One of the volunteers explained that Bobby had stepped on a broken bottle while he was taking out the trash. He wasn’t wearing shoes. For a healthy man a minor cut on one’s foot isn’t a big deal but for a diabetic it can be serious business, and it was for Bobby. The wound became yet another battle in a life filled with them. Unfortunately, this was one that Medieros eventually lost. It was a good fight though. For months Bobby (and Snoopy) received treatment in a rehab center in Exeter, RI. When we visited Bobby he was upbeat. “Three good meals, and I can smoke out on the porch.” He showed us his wounded foot, encased in a plastic bag filled with an antibiotic wash. The medicines were supposed to kill off the infection but unfortunately, they didn’t work. Gangrene set in and Bobby’s lower leg had to be removed. He shrugged,“ It was the leg or my life.”
These days, Snoopy is “riding shotgun” on Bobby's motorized wheelchair. Medeiros seems resigned to this new situation. Now he is one of the many disabled folks that come to The Breakfast. He parks by the front door, sometimes with an extension cord running inside to charge the battery in his chair. Food must be brought out to him since the church steps are an impossible barrier. He’s thankful.
Those six steps in Medeiros’ nice Victorian apartment also became a barrier, one more problem in a life filled with them. He’d lock his wheelchair outside and crawl up the stairs to get into the apartment. He had scabs on his knees from going room to room on all fours. Medieros and his dog were eventually moved to a wheelchair friendly apartment complex in Warwick. Bobby is a fighter, has been all his life. He just picked up his prosthetic leg. He’s upbeat about this new challlenge, says he’s going to walk up those church steps someday. I predict he will do just that with Snoopy tagging close behind.
Bobby Medieros has been incredibly open, sharing his many challenges and allowing me to photograph him. I am grateful. After I read this piece to him he reminded me once again, “Jan, It wasn’t really the bad luck that I was homeless, it was the poor choices I made along the way.”
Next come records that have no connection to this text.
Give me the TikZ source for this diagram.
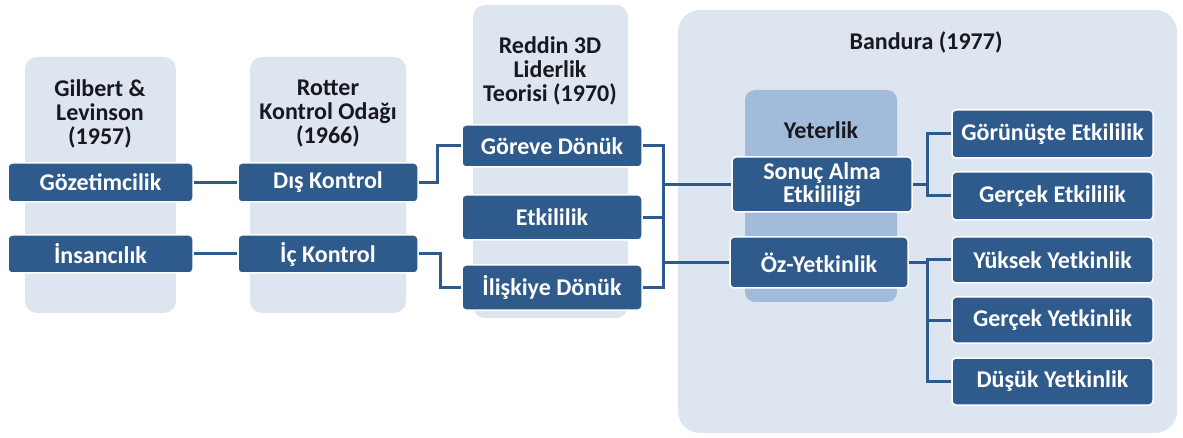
\documentclass[tikz,border=0pt]{standalone}
\usepackage{fontspec}
\setmainfont{Carlito}
\usepackage{xcolor}
\usepackage{tikz}
\usetikzlibrary{positioning}

\definecolor{boxblue}{RGB}{47,90,140}
\definecolor{colgray}{RGB}{221,229,240}
\definecolor{midblue}{RGB}{162,187,218}
\definecolor{titlegray}{RGB}{24,24,30}

\begin{document}
\begin{tikzpicture}[x=1pt, y=-1pt,
    darkbox/.style={draw=white, line width=1.5pt, fill=boxblue, rounded corners=4pt,
        text=white, font=\fontsize{24}{23}\selectfont\bfseries, align=center,
        inner sep=0pt},
    coltitle/.style={text=titlegray, font=\fontsize{24}{24}\selectfont\bfseries, align=center},
    link/.style={draw=boxblue, line width=3pt}]
\useasboundingbox (0,0) rectangle (1183,438);

% Column backgrounds
\fill[colgray, rounded corners=12pt] (25,57) rectangle (176,313);
\fill[colgray, rounded corners=12pt] (250,57) rectangle (406,313);
\fill[colgray, rounded corners=12pt] (473,5) rectangle (628,318);
\fill[colgray, rounded corners=22pt] (678,10) rectangle (1177,433);
\fill[midblue, rounded corners=10pt] (745,90) rectangle (897,302);

% Column titles
\node[coltitle] (tgil) at (100,114) {Gilbert \&\\Levinson\\(1957)};
\node[coltitle] (trot) at (328,114) {Rotter\\Kontrol Odağı\\(1966)};
\node[coltitle] (tred) at (550,71) {Reddin 3D\\Liderlik\\Teorisi (1970)};
\node[coltitle] (tban) at (926,42) {Bandura (1977)};
\node[coltitle] (tyet) at (821,130) {Yeterlik};

% First two columns
\node[darkbox, minimum width=185pt, minimum height=39pt] (goz) at (100.5,182.5) {Gözetimcilik};
\node[darkbox, minimum width=185pt, minimum height=38pt] (ins) at (100.5,254) {İnsancılık};
\node[darkbox, minimum width=180pt, minimum height=39pt] (dis) at (328,182.5) {Dış Kontrol};
\node[darkbox, minimum width=180pt, minimum height=38pt] (ic) at (328,254) {İç Kontrol};

% Reddin column
\node[darkbox, minimum width=180pt, minimum height=42pt] (gor) at (552,146) {Göreve Dönük};
\node[darkbox, minimum width=180pt, minimum height=45pt] (etk) at (552,217.5) {Etkililik};
\node[darkbox, minimum width=180pt, minimum height=45pt] (ili) at (552,287.5) {İlişkiye Dönük};

% Bandura column
\node[darkbox, minimum width=180pt, minimum height=55pt] (son) at (822,184.5) {Sonuç Alma\\Etkililiği};
\node[darkbox, minimum width=178pt, minimum height=51pt] (oz) at (819,262.5) {Öz-Yetkinlik};

\foreach \name/\y/\h/\txt in {gorE/134/48/Görünüşte Etkililik, gerE/196/48/Gerçek Etkililik,
    yuk/260/46/Yüksek Yetkinlik, gerY/320/46/Gerçek Yetkinlik, dus/381.5/47/Düşük Yetkinlik} {
    \node[darkbox, minimum width=201pt, minimum height=\h pt] (\name) at (1052.5,\y) {\txt};
}

% Connectors
\draw[link] (goz) -- (dis);
\draw[link] (ins) -- (ic);
\draw[link] (dis.east) -- ++(19,0) |- (gor.west);
\draw[link] (ic.east) -- ++(22,0) |- (ili.west);
\draw[link] (gor.east) -- ++(21,0) |- (ili.east);
\draw[link] (etk.east) -- ++(21,0);
\draw[link] (son.west) -- ++(-69,0);
\draw[link] (oz.west) -- ++(-67,0);
\draw[link] (son.east) -- ++(16,0);
\draw[link] (gorE.west) -- ++(-24,0) |- (gerE.west);
\draw[link] (oz.east) -- ++(20,0);
\draw[link] (yuk.west) -- ++(-24,0) |- (dus.west);
\draw[link] (gerY.west) -- ++(-24,0);

\end{tikzpicture}
\end{document}
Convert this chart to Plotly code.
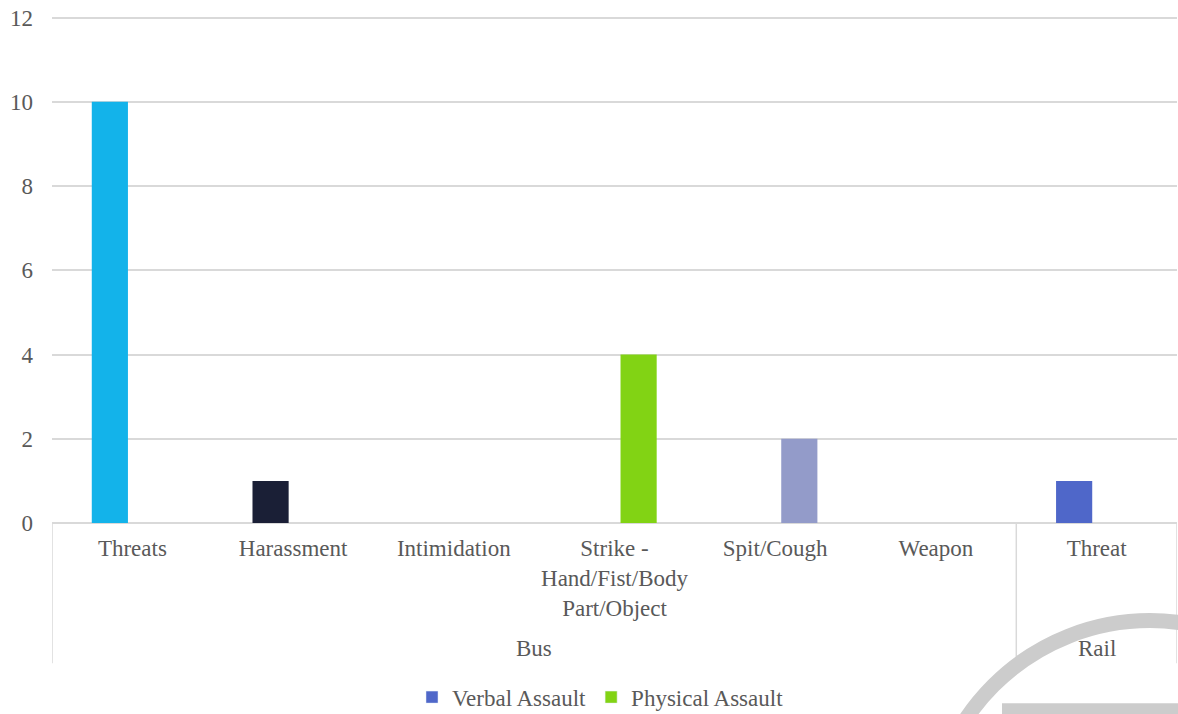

But in reality, it was more than poor choices on his part. Bobby’s story is similar to that of many other people who don’t have very much. Dysfunctional families, poor education, and few job opportunities all conspire against people like Medieros. Hope is hard to come by. This is why many men and women in the grip of alcohol and drugs find themselves homeless. Coupled with a high incidence of mental illnesses in this population, it is no wonder why so many people are sleeping on the streets of Providence, and on many other streets across America.